Sir Ferdinando Gorges was a determined and optimistic man. In spite of the Popham reports he refused to be discouraged. As head of the Council for New England, the corporation to which the King had granted rights to all colonization in America, he was determined to continue the colonial enterprise. He later wrote: “When I could no longer be seconded by others, I became sole owner of a ship, and under the cover of fishing and trade I got a crew for her, and on her I sent Captain Vines and some of my own servants on a voyage of discovery.”
Every American schoolboy knows the story of Pocahontas and Captain John Smith, but not so well known is the part played by Smith in settlement of New England. In 1614, after Smith had returned to England from the colony at Jamestown, he set out on a memorable voyage of discovery along the New England coast. His voyage was financed by four London merchants. He spent eight weeks on Monhegan Island, then coasted leisurely from the Penobscot to Cape Cod, carefully mapping the coast and islands, and having some trade with the Indians.
In exchange for cheap trinkets, he got 12,000 valuable furs, mostly beaver. On his return to England. Smith made a glowing report to King Charles I. He urged the King to change some of New England’s savage, nearly unpronounceable place names to good English names. The King complied with such names as Plymouth, Bristol, Charles River and Cape Ann, but fortunately allowed to survive were the Indian names Massachusetts, Piscataqua, Saco, Casco, Kennebec and Penobscot.
Smith’s report put new life into the colonial enterprise. The result was Gorges’ promotion of a new company called the Council of Plymouth in the County of Devon “for the planning, ruling and governing of New England in America.” Its membership included such noblemen as the Duke of Lenox, the Marquis of Buckingham and the Earl of Arundel. Its charter covered the American latitudes from 40 to 48, everything north of the Virginia grant. That charter became the legal foundation for all grants later made in what are now the New England states.
The Council’s first successful venture was arranging financing for the voyage of the Mayflower that set up the first permanent settlement in New England. The next step was to send Sir Ferdinando’s relative, Robert Gorges, to take charge of 300 square miles conveyed to him by the Council. Robert soon returned to England and conveyed his rights to others. Among them were the promoters of the settlement made at Boston by Governor Winthrop in 1630.
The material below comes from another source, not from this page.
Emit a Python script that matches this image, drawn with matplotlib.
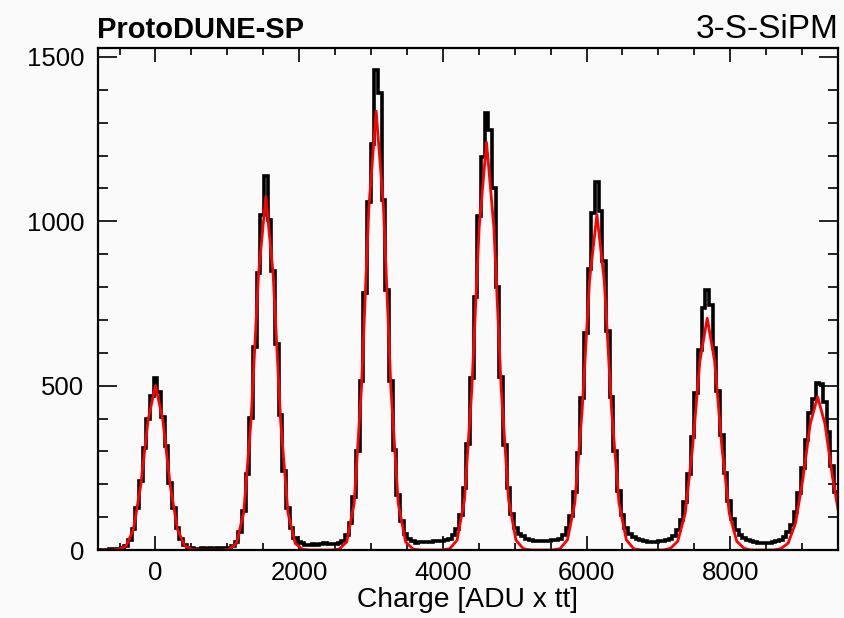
import numpy as np
import matplotlib
matplotlib.use('Agg')
import matplotlib.pyplot as plt
from matplotlib.ticker import MultipleLocator

plt.rcParams['font.family'] = ['Liberation Sans', 'DejaVu Sans']

# binning: 51.2 ADU per bin, first bin centred at -16 * 51.2
BIN_W = 51.2
FIRST_BIN = -16

# histogram counts, one per bin
counts = [
    0, 1, 0, 1, 2, 3,
    # pedestal
    4, 6, 13, 30, 64, 128, 210, 310, 400, 470, 522, 480, 405, 315, 205, 128, 66, 32, 15, 7, 5,
    4, 3, 5, 4, 5, 4, 6, 5, 6, 7,
    # 1 p.e.
    12, 25, 55, 119, 232, 402, 619, 842, 1020, 1137, 1005, 850, 628, 410, 240, 128, 66, 38, 24, 20,
    16, 15, 17, 16, 18, 22, 18, 17, 19, 20,
    # 2 p.e.
    28, 45, 83, 161, 302, 513, 782, 1060, 1235, 1459, 1390, 1065, 790, 515, 305, 166, 88, 50, 34, 27,
    22, 24, 23, 25, 24, 26, 27, 28, 30, 34,
    # 3 p.e.
    46, 65, 106, 188, 324, 524, 769, 1017, 1195, 1328, 1277, 1100, 800, 525, 320, 190, 110, 68, 50, 42,
    34, 30, 28, 27, 27, 28, 27, 29, 31, 34,
    # 4 p.e.
    47, 66, 105, 178, 295, 461, 659, 855, 1025, 1119, 1030, 880, 665, 465, 300, 180, 108, 68, 48, 40,
    34, 30, 27, 25, 24, 25, 26, 27, 30, 34,
    # 5 p.e.
    44, 60, 91, 145, 230, 345, 479, 609, 735, 790, 745, 615, 485, 350, 235, 150, 95, 62, 46, 38,
    30, 26, 23, 22, 20, 21, 22, 24, 26, 30,
    # 6 p.e.
    41, 54, 77, 115, 173, 249, 335, 417, 460, 508, 505, 450, 360, 255, 175, 140,
]

# fit curve (red), sampled every second bin centre
fit_vals = [
    0, 0, 0, 2, 12, 62, 197, 396, 500, 396, 197, 62, 12, 2,
    0, 0, 0, 0, 2, 20, 114, 397, 837, 1075, 837, 397, 114, 20, 2,
    0, 0, 0, 0, 3, 25, 141, 493, 1040, 1335, 1040, 493, 141, 25, 3,
    0, 0, 0, 0, 4, 30, 153, 489, 982, 1240, 982, 489, 153, 30, 4,
    0, 0, 0, 0, 4, 31, 143, 426, 820, 1020, 820, 426, 143, 31, 4,
    0, 0, 0, 0, 5, 27, 111, 311, 575, 705, 575, 311, 111, 27, 5,
    0, 0, 0, 0, 4, 21, 82, 216, 384, 466, 384, 225, 95,
]

edges = BIN_W * (np.arange(FIRST_BIN, FIRST_BIN + len(counts) + 1) - 0.5)
fit_x = BIN_W * np.arange(FIRST_BIN, FIRST_BIN + 2 * len(fit_vals), 2)

fig = plt.figure(figsize=(8.44, 6.18), dpi=100, facecolor='#fafafa')
ax = fig.add_axes([0.1161, 0.110, 0.8768, 0.8123], facecolor='#fafafa')

ax.stairs(counts, edges, color='black', lw=2.6)
ax.plot(fit_x, fit_vals, color='red', lw=2.0)

ax.set_xlim(-800, 9500)
ax.set_ylim(0, 1527)

ax.xaxis.set_major_locator(MultipleLocator(2000))
ax.xaxis.set_minor_locator(MultipleLocator(500))
ax.yaxis.set_major_locator(MultipleLocator(500))
ax.yaxis.set_minor_locator(MultipleLocator(100))

ax.tick_params(which='both', direction='in', top=True, right=True, width=1.2, labelsize=18.5)
ax.tick_params(axis='x', which='major', length=10, pad=8)
ax.tick_params(axis='x', which='minor', length=5)
ax.tick_params(axis='y', which='major', length=14, pad=10)
ax.tick_params(axis='y', which='minor', length=7)
for sp in ax.spines.values():
    sp.set_linewidth(1.6)

fig.text(0.115, 0.9393, 'ProtoDUNE-SP', fontsize=21, fontweight='bold',
         ha='left', va='baseline')
fig.text(0.994, 0.9393, '3-S-SiPM', fontsize=24, ha='right', va='baseline')
fig.text(0.5545, 0.0185, 'Charge [ADU x tt]', fontsize=20.3, ha='center', va='baseline')

fig.savefig('out.png', dpi=100, facecolor=fig.get_facecolor())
The first grant by the Plymouth Council located in what is now Maine was made in 1622, when King Charles I granted to Ferdinando Gorges and George Mason vast lands between the Herrimack and Kennebec rivers. Mason “took the part that is now New Hampshire between the Merrimack and the Piscataqua. Gorges took the more extensive wilderness between the Piscataqua and the Kennebec.
In 1639 Gorges got a new charter that gave to his lands for the first time the name Province of Maine. The charter gave him so much authority over settlers that they were virtually his serfs. To govern his domain, Gorges sent his grandson, Thomas Gorges,who arrived in Gorges’ Laconia, at its proposed city Georgina now the town of York, in 1640. Although the Gorges dream of a great city did not materrialize, to him we owe the first permanent settlements in Maine.